As the high schoolers get closer to college, Roberts said, they need to begin making choices about their futures, and attending Governor’s School helped him do that.

“Not everyone goes into the field that they come here to study; some of them come to have fun, and some figure out what they want to do. I came to Governor’s School in MTSU in 2019 and figured out what I was going to do.”

Recruiting from rural Tennessee

Goodwin said she wants to see more representation from rural areas of the state in coming years.

“One of the things we are looking forward to next year is to take recruiting into some of the rural areas that we don’t traditionally have students come from,” she said. “We are well represented in some of our biggest cities, but the rural areas we don’t usually get (many) representatives.

“This could be that their high school may not have potentially the resources to have a robust (arts) program, such as a dance studio or community theaters that kind of help with development and love for arts.”

Goodwin has taken over the program’s leadership from longtime GSFTA director Raphael Bundage, a professor of vocal performance in the School of Music who led the Governor’s School for more than a decade.

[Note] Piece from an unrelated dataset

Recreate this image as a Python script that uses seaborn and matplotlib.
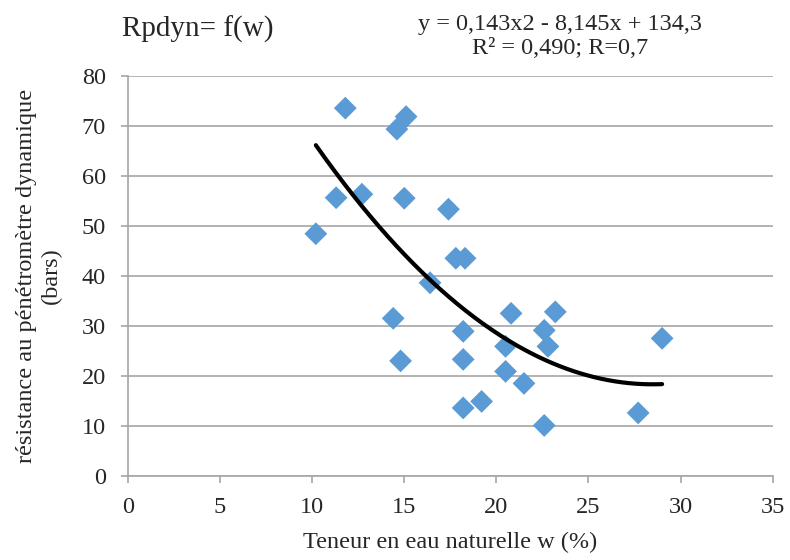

The new director said she wants to “continue working on the standards that keep Governor’s School for the Arts up and going.”

“I do a lot of correspondence with the various areas on campus to make sure we are being good hosts. If we do it right, these kids will feel at home here, and when they look at where they want to go to college, they would consider MTSU,” she said.

She added that she hopes these young talents “get good experience” from what they are doing so that “they know they can go anywhere from GSFTA.”